As a DJ I also find a strange pleasure in putting a tracklist together. I know it's largely inconsequential to the music itself, but if you get a list of cool and interesting names with a common semantic thread it bodes well for the upcoming music. Inversely, when I see a tracklist populated with horrible names like Mystical Emotion and Sunrise it puts me off totally.
Bierheld
I admit that i do take the resulting tracklist into consideration when making a mix. Thing like not having too many tracks from the same artist or label, even the dates are important for me. I think having too many older tracks makes it look lazy for instance, although it rather depends on the sound or genre. Track names are important too, although they can never be deal breakers off course. But i suppose that applies to all these things.
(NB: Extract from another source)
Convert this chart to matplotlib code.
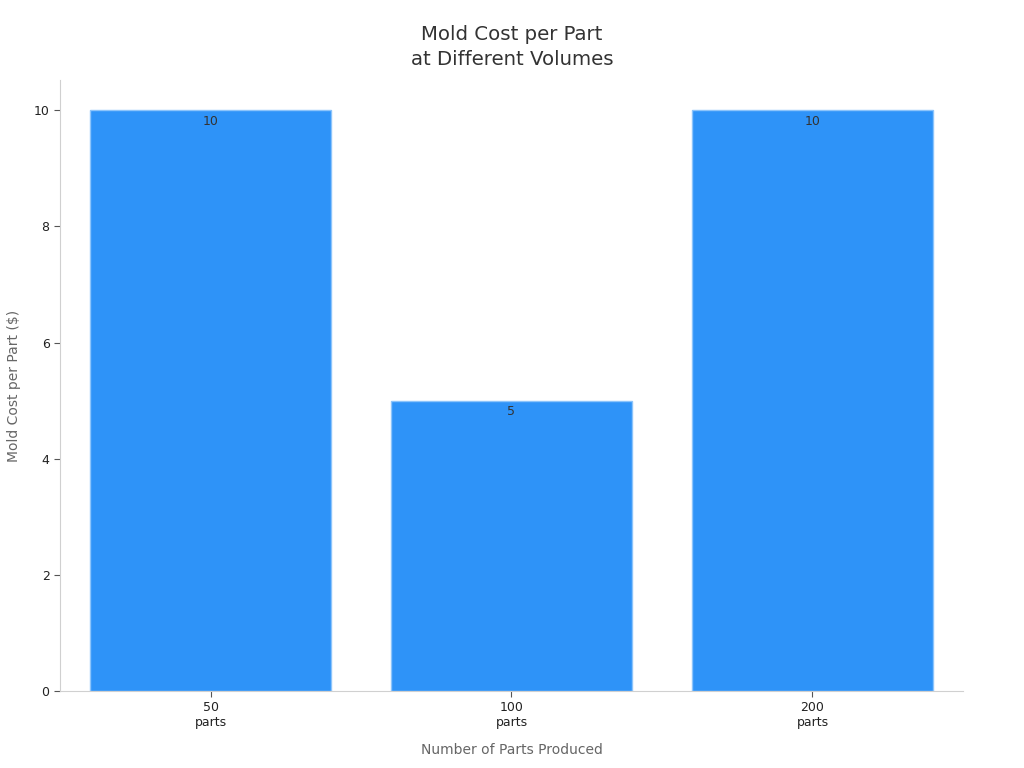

I thought was the only one though, since it's quite meaningless and obsessive. But i suppose obsessive is a quality a lot of DJ's bear :p
SYSTEM-J
Oh yeah, a good blend of artists and labels, new and old is important if a tracklist is to "feel" right to me.
nefardec
I don't know, I think this is a stretch.

It's a music programme, no doubt, but a score is an instruction on how to perform, and tracklistings provide no information on how to perform the mixes (eg blending, timing, equalization, levels, tempo). You can give 100 DJs the same tracklist and they will come up with 100 different sets.
djdk
quote:
Originally posted by SYSTEM-J
As a DJ I also find a strange pleasure in putting a tracklist together. I know it's largely inconsequential to the music itself, but if you get a list of cool and interesting names with a common semantic thread it bodes well for the upcoming music. Inversely, when I see a tracklist populated with horrible names like Mystical Emotion and Sunrise it puts me off totally.


Ditto

nefardec
When I put a set together I always think about how the tracklist itself reads almost like a story, in a superficial way.
euphoria
If music was supposed to be about reading we would listen with our eyes not with our ears (sheet music aside).